WHAT YOU ARE ASKED TO DO: Please transcribe the data below exactly. Leave the pictures out.

DATA SECTION:
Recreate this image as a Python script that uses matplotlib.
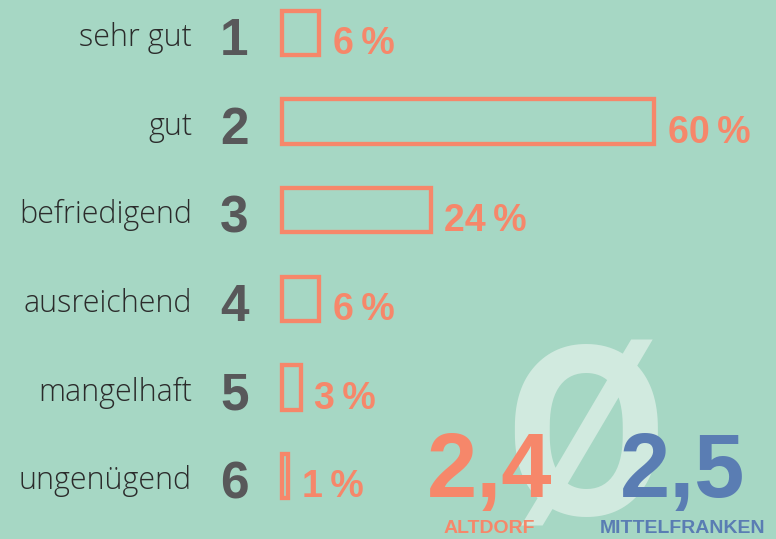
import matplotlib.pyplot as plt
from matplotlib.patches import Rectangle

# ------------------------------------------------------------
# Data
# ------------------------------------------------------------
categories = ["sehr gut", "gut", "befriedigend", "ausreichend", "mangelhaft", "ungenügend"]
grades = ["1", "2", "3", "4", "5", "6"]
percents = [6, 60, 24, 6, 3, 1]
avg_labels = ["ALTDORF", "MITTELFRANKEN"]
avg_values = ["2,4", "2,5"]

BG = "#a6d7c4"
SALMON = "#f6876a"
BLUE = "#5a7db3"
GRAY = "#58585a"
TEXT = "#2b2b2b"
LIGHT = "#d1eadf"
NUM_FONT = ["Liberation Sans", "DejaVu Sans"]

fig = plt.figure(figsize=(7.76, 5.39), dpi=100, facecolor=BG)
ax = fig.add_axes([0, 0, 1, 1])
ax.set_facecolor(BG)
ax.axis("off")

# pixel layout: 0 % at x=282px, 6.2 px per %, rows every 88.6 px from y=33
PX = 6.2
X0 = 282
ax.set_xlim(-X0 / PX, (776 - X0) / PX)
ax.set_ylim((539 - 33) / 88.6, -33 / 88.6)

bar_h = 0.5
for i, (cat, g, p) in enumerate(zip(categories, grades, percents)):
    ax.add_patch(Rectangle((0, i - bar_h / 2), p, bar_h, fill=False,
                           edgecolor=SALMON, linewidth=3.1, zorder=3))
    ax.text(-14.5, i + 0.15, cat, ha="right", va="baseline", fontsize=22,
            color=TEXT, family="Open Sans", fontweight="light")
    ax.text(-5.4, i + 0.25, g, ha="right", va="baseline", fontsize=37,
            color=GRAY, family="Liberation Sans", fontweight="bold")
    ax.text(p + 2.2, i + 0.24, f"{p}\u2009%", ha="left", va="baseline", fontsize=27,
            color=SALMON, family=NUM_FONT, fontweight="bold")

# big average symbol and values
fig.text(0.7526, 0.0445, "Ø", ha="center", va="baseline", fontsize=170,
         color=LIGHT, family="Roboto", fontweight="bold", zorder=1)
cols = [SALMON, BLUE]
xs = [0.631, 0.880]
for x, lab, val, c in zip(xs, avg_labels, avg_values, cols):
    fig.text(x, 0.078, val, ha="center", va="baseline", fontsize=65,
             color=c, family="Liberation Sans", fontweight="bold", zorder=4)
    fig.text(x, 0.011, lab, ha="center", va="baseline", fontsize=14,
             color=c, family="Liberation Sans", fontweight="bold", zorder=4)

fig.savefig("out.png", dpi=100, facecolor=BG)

EXERCISE RESULT:
Recreate this image as a Python script that uses matplotlib.
import matplotlib.pyplot as plt
from matplotlib.patches import Rectangle

# ------------------------------------------------------------
# Data
# ------------------------------------------------------------
categories = ["sehr gut", "gut", "befriedigend", "ausreichend", "mangelhaft", "ungenügend"]
grades = ["1", "2", "3", "4", "5", "6"]
percents = [6, 60, 24, 6, 3, 1]
avg_labels = ["ALTDORF", "MITTELFRANKEN"]
avg_values = ["2,4", "2,5"]

BG = "#a6d7c4"
SALMON = "#f6876a"
BLUE = "#5a7db3"
GRAY = "#58585a"
TEXT = "#2b2b2b"
LIGHT = "#d1eadf"
NUM_FONT = ["Liberation Sans", "DejaVu Sans"]

fig = plt.figure(figsize=(7.76, 5.39), dpi=100, facecolor=BG)
ax = fig.add_axes([0, 0, 1, 1])
ax.set_facecolor(BG)
ax.axis("off")

# pixel layout: 0 % at x=282px, 6.2 px per %, rows every 88.6 px from y=33
PX = 6.2
X0 = 282
ax.set_xlim(-X0 / PX, (776 - X0) / PX)
ax.set_ylim((539 - 33) / 88.6, -33 / 88.6)

bar_h = 0.5
for i, (cat, g, p) in enumerate(zip(categories, grades, percents)):
    ax.add_patch(Rectangle((0, i - bar_h / 2), p, bar_h, fill=False,
                           edgecolor=SALMON, linewidth=3.1, zorder=3))
    ax.text(-14.5, i + 0.15, cat, ha="right", va="baseline", fontsize=22,
            color=TEXT, family="Open Sans", fontweight="light")
    ax.text(-5.4, i + 0.25, g, ha="right", va="baseline", fontsize=37,
            color=GRAY, family="Liberation Sans", fontweight="bold")
    ax.text(p + 2.2, i + 0.24, f"{p}\u2009%", ha="left", va="baseline", fontsize=27,
            color=SALMON, family=NUM_FONT, fontweight="bold")

# big average symbol and values
fig.text(0.7526, 0.0445, "Ø", ha="center", va="baseline", fontsize=170,
         color=LIGHT, family="Roboto", fontweight="bold", zorder=1)
cols = [SALMON, BLUE]
xs = [0.631, 0.880]
for x, lab, val, c in zip(xs, avg_labels, avg_values, cols):
    fig.text(x, 0.078, val, ha="center", va="baseline", fontsize=65,
             color=c, family="Liberation Sans", fontweight="bold", zorder=4)
    fig.text(x, 0.011, lab, ha="center", va="baseline", fontsize=14,
             color=c, family="Liberation Sans", fontweight="bold", zorder=4)

fig.savefig("out.png", dpi=100, facecolor=BG)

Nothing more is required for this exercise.